Brandon Rotavera, an assistant professor in the University of Georgia College of Engineering with a joint appointment in UGA’s department of chemistry, has received a grant from the National Science Foundation Faculty Early Career Development Program (CAREER) to study new high-pressure chemical reactions vital to the design of next-generation combustion systems.
CAREER grants, among the most prestigious awarded by the NSF, support early-career faculty who exhibit promise as both researchers and teachers, and whose work has the potential to advance their field and their institution.
Funded by a $510,000 award, Rotavera’s project is designed to develop new, fundamental understanding of the chemical reactions that occur in combustion systems powered by alternative fuels. The work will provide a foundation for the design of sustainable combustion systems for transportation.
“Sustainable transportation energy is one of the most important issues facing modern society and combustion-derived energy will remain an integral part of the equation for decades to come,” said Rotavera. “Improvements in the efficiency of combustion systems depend in part on an understanding of chemical reactions that control ignition and pollutant formation – and our ability to predict these phenomena with computer models.”
Hydrocarbon and biofuel chemistry is more complex in next-generation combustion systems, according to Rotavera.
“In addition to accommodating fuel-flexibility interests, these systems incorporate new strategies with stringent timing criteria and operate at conditions of temperature and pressure that differ from conventional systems,” he said.

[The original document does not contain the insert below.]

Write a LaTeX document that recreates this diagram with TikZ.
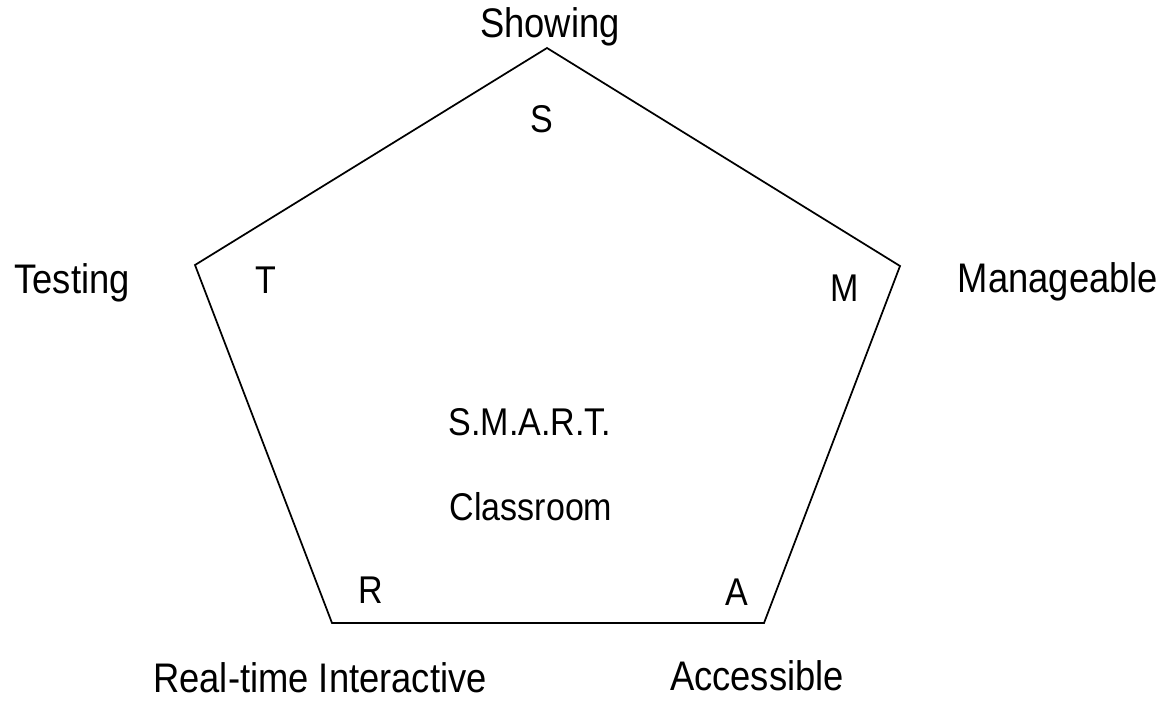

The project specifically focuses on reactions of cyclic ethers, a class of intermediates formed during the complex process of combustion. Because scientists lack fundamental knowledge of how these molecular entities behave at combustion conditions, they are forced to simplify the chemistry of cyclic ethers in computer models. This simplification contributes to uncertainties in the modeling of ignition dynamics and pollutant formation mechanisms. The experimental and computational work that Rotavera’s group will conduct aims to reduce this uncertainty and increase the fidelity of the computer modeling of combustion.
“This CAREER award enables us to conduct a focused, coordinated project on several basic science questions at these conditions, which we will approach using state-of-the-art experimental methods, quantum chemical computations, and chemical kinetics modeling,” said Rotavera.
With five-year funding from the NSF CAREER award, Rotavera plans to assemble a research team at UGA that includes Ph.D. students, undergraduate students who are military veterans, and first-generation college students. Rotavera will also collaborate with colleagues at international institutions, such as RWTH Aachen University in Germany. To broaden the impact of his research, his group will produce science videos in collaboration with UGA’s Grady College of Journalism featuring students discussing the research project to spur an interest in combustion science as a field of study for future students.
“Our faculty share a commitment to research that solves our world’s most important challenges,” said Donald Leo, dean of the UGA College of Engineering. “Dr. Rotavera’s work in the field of combustion science is an excellent example of the way our college is engaged in research that will lead to a healthier, more sustainable society. We’re extremely proud of his accomplishment.”